# Your objective
Make an exact copy of the listing below.

# Dataset excerpt
• • •
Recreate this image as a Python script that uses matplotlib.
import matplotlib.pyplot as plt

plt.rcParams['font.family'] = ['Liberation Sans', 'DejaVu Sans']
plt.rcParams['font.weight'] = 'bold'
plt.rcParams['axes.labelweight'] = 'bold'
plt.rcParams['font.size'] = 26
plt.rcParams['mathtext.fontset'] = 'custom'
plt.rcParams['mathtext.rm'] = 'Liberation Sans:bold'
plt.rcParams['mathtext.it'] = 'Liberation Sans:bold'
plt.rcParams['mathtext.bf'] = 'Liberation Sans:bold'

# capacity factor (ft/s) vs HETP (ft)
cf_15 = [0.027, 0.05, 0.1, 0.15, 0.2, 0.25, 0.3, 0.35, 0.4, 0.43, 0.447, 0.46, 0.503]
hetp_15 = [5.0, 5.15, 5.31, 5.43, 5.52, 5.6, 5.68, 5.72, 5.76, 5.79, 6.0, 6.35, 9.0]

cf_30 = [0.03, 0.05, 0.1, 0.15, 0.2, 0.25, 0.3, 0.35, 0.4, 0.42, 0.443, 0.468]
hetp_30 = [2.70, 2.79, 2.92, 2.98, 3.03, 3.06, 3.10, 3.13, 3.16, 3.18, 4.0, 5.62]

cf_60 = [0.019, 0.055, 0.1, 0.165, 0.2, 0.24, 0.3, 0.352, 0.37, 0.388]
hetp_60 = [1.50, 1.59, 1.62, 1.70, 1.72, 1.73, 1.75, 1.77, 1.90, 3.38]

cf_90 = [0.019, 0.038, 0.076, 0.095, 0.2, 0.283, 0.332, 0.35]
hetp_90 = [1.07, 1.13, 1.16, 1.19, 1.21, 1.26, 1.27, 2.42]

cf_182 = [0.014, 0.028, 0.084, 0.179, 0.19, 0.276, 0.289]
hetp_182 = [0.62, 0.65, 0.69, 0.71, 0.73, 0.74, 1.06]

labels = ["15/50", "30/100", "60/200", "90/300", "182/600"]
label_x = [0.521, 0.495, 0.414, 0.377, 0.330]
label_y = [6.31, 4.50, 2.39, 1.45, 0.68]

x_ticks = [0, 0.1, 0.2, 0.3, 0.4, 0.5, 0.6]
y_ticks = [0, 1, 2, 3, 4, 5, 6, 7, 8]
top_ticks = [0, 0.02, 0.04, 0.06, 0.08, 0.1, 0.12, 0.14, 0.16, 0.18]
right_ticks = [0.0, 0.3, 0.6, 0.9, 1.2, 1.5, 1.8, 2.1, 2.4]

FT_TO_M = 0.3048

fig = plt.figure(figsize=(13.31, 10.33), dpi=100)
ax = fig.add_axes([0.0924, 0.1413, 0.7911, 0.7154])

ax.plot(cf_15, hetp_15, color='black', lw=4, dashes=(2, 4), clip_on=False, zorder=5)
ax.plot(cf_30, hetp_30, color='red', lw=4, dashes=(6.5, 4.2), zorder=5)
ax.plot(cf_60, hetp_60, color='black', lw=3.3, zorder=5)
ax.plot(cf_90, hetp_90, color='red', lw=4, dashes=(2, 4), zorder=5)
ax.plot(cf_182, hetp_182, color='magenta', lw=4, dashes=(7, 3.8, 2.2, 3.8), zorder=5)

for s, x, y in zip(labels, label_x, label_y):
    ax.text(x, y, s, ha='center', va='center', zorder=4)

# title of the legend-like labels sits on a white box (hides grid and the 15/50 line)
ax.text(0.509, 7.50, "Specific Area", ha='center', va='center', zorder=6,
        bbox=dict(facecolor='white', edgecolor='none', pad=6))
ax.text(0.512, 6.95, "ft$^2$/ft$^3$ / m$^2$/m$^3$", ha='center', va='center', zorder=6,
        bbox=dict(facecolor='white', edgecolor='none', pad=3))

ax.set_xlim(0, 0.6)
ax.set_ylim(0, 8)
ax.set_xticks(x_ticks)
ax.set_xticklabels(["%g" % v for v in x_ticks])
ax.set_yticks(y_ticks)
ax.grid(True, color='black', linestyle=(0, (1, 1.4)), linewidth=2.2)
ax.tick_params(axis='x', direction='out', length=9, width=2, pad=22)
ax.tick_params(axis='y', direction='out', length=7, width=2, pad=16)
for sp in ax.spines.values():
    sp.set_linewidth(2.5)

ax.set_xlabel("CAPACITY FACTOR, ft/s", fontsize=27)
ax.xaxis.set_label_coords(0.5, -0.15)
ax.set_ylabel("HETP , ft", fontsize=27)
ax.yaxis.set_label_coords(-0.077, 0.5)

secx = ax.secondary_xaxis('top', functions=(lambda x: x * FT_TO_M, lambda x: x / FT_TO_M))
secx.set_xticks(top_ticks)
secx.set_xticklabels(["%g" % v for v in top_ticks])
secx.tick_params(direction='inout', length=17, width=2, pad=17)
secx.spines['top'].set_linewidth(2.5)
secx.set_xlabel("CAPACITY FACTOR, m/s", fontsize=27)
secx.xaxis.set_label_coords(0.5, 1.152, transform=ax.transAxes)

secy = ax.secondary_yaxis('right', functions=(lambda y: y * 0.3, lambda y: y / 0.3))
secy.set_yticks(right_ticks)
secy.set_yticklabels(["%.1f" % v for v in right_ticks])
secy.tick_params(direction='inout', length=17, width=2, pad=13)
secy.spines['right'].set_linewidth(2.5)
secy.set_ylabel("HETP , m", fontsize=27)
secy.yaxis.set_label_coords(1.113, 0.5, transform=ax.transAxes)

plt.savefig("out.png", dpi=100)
• • •
# Exercise answer
Recreate this image as a Python script that uses matplotlib.
import matplotlib.pyplot as plt

plt.rcParams['font.family'] = ['Liberation Sans', 'DejaVu Sans']
plt.rcParams['font.weight'] = 'bold'
plt.rcParams['axes.labelweight'] = 'bold'
plt.rcParams['font.size'] = 26
plt.rcParams['mathtext.fontset'] = 'custom'
plt.rcParams['mathtext.rm'] = 'Liberation Sans:bold'
plt.rcParams['mathtext.it'] = 'Liberation Sans:bold'
plt.rcParams['mathtext.bf'] = 'Liberation Sans:bold'

# capacity factor (ft/s) vs HETP (ft)
cf_15 = [0.027, 0.05, 0.1, 0.15, 0.2, 0.25, 0.3, 0.35, 0.4, 0.43, 0.447, 0.46, 0.503]
hetp_15 = [5.0, 5.15, 5.31, 5.43, 5.52, 5.6, 5.68, 5.72, 5.76, 5.79, 6.0, 6.35, 9.0]

cf_30 = [0.03, 0.05, 0.1, 0.15, 0.2, 0.25, 0.3, 0.35, 0.4, 0.42, 0.443, 0.468]
hetp_30 = [2.70, 2.79, 2.92, 2.98, 3.03, 3.06, 3.10, 3.13, 3.16, 3.18, 4.0, 5.62]

cf_60 = [0.019, 0.055, 0.1, 0.165, 0.2, 0.24, 0.3, 0.352, 0.37, 0.388]
hetp_60 = [1.50, 1.59, 1.62, 1.70, 1.72, 1.73, 1.75, 1.77, 1.90, 3.38]

cf_90 = [0.019, 0.038, 0.076, 0.095, 0.2, 0.283, 0.332, 0.35]
hetp_90 = [1.07, 1.13, 1.16, 1.19, 1.21, 1.26, 1.27, 2.42]

cf_182 = [0.014, 0.028, 0.084, 0.179, 0.19, 0.276, 0.289]
hetp_182 = [0.62, 0.65, 0.69, 0.71, 0.73, 0.74, 1.06]

labels = ["15/50", "30/100", "60/200", "90/300", "182/600"]
label_x = [0.521, 0.495, 0.414, 0.377, 0.330]
label_y = [6.31, 4.50, 2.39, 1.45, 0.68]

x_ticks = [0, 0.1, 0.2, 0.3, 0.4, 0.5, 0.6]
y_ticks = [0, 1, 2, 3, 4, 5, 6, 7, 8]
top_ticks = [0, 0.02, 0.04, 0.06, 0.08, 0.1, 0.12, 0.14, 0.16, 0.18]
right_ticks = [0.0, 0.3, 0.6, 0.9, 1.2, 1.5, 1.8, 2.1, 2.4]

FT_TO_M = 0.3048

fig = plt.figure(figsize=(13.31, 10.33), dpi=100)
ax = fig.add_axes([0.0924, 0.1413, 0.7911, 0.7154])

ax.plot(cf_15, hetp_15, color='black', lw=4, dashes=(2, 4), clip_on=False, zorder=5)
ax.plot(cf_30, hetp_30, color='red', lw=4, dashes=(6.5, 4.2), zorder=5)
ax.plot(cf_60, hetp_60, color='black', lw=3.3, zorder=5)
ax.plot(cf_90, hetp_90, color='red', lw=4, dashes=(2, 4), zorder=5)
ax.plot(cf_182, hetp_182, color='magenta', lw=4, dashes=(7, 3.8, 2.2, 3.8), zorder=5)

for s, x, y in zip(labels, label_x, label_y):
    ax.text(x, y, s, ha='center', va='center', zorder=4)

# title of the legend-like labels sits on a white box (hides grid and the 15/50 line)
ax.text(0.509, 7.50, "Specific Area", ha='center', va='center', zorder=6,
        bbox=dict(facecolor='white', edgecolor='none', pad=6))
ax.text(0.512, 6.95, "ft$^2$/ft$^3$ / m$^2$/m$^3$", ha='center', va='center', zorder=6,
        bbox=dict(facecolor='white', edgecolor='none', pad=3))

ax.set_xlim(0, 0.6)
ax.set_ylim(0, 8)
ax.set_xticks(x_ticks)
ax.set_xticklabels(["%g" % v for v in x_ticks])
ax.set_yticks(y_ticks)
ax.grid(True, color='black', linestyle=(0, (1, 1.4)), linewidth=2.2)
ax.tick_params(axis='x', direction='out', length=9, width=2, pad=22)
ax.tick_params(axis='y', direction='out', length=7, width=2, pad=16)
for sp in ax.spines.values():
    sp.set_linewidth(2.5)

ax.set_xlabel("CAPACITY FACTOR, ft/s", fontsize=27)
ax.xaxis.set_label_coords(0.5, -0.15)
ax.set_ylabel("HETP , ft", fontsize=27)
ax.yaxis.set_label_coords(-0.077, 0.5)

secx = ax.secondary_xaxis('top', functions=(lambda x: x * FT_TO_M, lambda x: x / FT_TO_M))
secx.set_xticks(top_ticks)
secx.set_xticklabels(["%g" % v for v in top_ticks])
secx.tick_params(direction='inout', length=17, width=2, pad=17)
secx.spines['top'].set_linewidth(2.5)
secx.set_xlabel("CAPACITY FACTOR, m/s", fontsize=27)
secx.xaxis.set_label_coords(0.5, 1.152, transform=ax.transAxes)

secy = ax.secondary_yaxis('right', functions=(lambda y: y * 0.3, lambda y: y / 0.3))
secy.set_yticks(right_ticks)
secy.set_yticklabels(["%.1f" % v for v in right_ticks])
secy.tick_params(direction='inout', length=17, width=2, pad=13)
secy.spines['right'].set_linewidth(2.5)
secy.set_ylabel("HETP , m", fontsize=27)
secy.yaxis.set_label_coords(1.113, 0.5, transform=ax.transAxes)

plt.savefig("out.png", dpi=100)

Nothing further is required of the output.